Moreover, Amazon is increasingly aiming at the largest companies, pushing them to move their most important applications to AWS. Some, such as Capital One and Italian utility Enel, are already doing so, but many more need to accommodate existing systems that they can’t afford to risk disrupting. In the process of serving these big customers, AWS is starting to take on technology stalwarts such as Oracle Corp. and Hewlett Packard Enterprise Co.

“There’s a real changing of the guard these days,” said Jassy, who couldn’t resist an opportunity to take a couple of jabs at Oracle, which in turn had targeted AWS at the software giant’s recent trade show. “A new guard is rising to become the technology leaders.”

The move to embrace hybrid cloud computing isn’t entirely new. Besides Snowball, Amazon in October forged a deal with virtual computing firm VMware Inc. to allow the widely used software for running multiple versions of operating software on the same computers, to be used on AWS’s cloud.

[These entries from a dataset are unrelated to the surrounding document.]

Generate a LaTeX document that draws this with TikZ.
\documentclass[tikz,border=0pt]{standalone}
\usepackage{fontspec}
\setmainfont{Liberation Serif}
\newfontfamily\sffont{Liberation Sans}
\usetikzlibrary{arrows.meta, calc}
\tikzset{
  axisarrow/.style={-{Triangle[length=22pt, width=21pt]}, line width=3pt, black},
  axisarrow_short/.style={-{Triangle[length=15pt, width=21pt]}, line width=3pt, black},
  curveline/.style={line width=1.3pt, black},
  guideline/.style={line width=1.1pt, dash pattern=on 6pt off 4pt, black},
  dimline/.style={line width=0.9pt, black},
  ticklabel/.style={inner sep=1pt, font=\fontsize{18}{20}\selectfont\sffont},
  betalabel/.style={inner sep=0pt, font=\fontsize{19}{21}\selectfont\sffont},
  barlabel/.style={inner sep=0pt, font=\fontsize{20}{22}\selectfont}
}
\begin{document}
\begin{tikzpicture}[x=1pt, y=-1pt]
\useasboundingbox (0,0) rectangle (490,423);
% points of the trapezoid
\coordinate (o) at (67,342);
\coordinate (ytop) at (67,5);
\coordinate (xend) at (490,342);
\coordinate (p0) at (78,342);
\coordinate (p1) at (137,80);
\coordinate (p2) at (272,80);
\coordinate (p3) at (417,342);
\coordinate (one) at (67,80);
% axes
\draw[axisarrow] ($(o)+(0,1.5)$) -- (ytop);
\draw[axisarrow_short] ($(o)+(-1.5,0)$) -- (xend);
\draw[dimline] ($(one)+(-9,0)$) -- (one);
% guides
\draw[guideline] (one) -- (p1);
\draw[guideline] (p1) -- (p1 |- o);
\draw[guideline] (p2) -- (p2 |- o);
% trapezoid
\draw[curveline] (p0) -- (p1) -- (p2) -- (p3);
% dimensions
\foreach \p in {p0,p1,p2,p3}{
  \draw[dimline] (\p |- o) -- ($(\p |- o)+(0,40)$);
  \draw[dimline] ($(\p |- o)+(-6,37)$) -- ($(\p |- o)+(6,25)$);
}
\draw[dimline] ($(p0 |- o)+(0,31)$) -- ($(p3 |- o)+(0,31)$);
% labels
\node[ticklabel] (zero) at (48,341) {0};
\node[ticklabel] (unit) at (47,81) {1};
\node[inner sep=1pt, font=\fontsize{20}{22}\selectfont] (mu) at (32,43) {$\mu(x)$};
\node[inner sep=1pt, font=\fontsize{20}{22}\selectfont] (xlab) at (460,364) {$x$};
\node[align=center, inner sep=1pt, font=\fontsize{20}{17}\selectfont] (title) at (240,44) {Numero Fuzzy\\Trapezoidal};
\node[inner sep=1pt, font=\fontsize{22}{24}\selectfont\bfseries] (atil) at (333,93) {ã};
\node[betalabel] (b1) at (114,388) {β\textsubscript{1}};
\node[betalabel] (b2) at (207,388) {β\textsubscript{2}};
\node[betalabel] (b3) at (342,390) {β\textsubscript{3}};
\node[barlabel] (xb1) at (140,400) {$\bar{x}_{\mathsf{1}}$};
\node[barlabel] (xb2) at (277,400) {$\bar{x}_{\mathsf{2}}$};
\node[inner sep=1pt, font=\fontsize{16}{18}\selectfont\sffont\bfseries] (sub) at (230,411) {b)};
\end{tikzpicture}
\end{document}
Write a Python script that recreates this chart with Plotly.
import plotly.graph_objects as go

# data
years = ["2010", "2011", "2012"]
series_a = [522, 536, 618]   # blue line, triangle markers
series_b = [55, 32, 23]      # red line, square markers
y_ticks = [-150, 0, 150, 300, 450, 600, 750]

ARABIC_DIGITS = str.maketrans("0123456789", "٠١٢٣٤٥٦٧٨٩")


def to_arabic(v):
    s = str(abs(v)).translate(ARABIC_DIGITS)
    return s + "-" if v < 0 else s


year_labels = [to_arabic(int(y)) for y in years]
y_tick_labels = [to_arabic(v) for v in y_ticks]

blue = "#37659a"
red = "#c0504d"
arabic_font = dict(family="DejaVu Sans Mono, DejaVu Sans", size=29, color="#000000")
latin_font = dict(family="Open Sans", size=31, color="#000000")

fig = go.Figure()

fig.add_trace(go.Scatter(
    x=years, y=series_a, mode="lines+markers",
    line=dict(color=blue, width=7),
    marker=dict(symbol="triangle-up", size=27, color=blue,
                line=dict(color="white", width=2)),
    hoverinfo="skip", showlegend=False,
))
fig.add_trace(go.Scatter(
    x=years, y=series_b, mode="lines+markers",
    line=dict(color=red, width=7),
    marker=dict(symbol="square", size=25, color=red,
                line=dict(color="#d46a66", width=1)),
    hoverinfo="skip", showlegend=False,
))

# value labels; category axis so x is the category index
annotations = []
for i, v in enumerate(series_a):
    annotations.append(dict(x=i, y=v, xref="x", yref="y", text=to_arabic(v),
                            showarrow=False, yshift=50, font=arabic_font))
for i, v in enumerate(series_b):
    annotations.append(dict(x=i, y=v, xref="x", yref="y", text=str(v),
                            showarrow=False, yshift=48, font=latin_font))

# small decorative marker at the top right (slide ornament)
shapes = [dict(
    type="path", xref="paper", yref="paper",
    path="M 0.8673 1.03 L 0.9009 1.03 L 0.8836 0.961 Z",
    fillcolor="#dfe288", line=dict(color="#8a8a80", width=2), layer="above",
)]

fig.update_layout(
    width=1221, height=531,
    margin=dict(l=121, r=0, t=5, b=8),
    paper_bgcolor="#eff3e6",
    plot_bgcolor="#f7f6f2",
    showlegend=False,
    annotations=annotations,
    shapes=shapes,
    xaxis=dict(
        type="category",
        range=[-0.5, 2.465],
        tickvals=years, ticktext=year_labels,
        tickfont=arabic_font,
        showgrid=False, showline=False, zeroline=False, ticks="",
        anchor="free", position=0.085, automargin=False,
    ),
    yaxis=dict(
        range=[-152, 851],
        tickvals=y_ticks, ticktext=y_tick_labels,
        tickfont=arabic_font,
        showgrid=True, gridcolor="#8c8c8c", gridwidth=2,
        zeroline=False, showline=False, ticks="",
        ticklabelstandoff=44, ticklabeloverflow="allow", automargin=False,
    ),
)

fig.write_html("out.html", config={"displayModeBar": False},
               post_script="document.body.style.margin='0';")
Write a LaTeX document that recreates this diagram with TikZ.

Amazon announced new forays into artificial intelligence as well. In what is likely the most significant new capability, the company is opening up its Alexa voice interface technology used in its popular Echo smart speaker, to software developers through its cloud.

AWS also rolled out a host of new versions of its computing and storage services that are faster and can handle more storage and memory, as well as new computing “instances” or uses of a cloud server that can use custom chips and graphics processing units. Not least, it announced a new service called Lightsail that is intended to be a simpler, turnkey “virtual private server” that can be set up quickly to provide AWS storage and computing services with little knowledge of the individual services.

Analyst Burris said AWS still needs some additional products to fulfill its ambitions. One is a computing and storage appliance that would reside inside corporate data centers. It also needs to make a decision on how to provide field service such as management and repair of systems onsite, a very expensive proposition.

“While AWS is facing more competition than ever, the company continues to build on its wide product lead by adding more and more functions and services for its customers,” Macquarie Capital Inc. analyst Ben Schachter write in a note to clients. “AWS will remain a key part of the Amazon growth engine for many years to come.”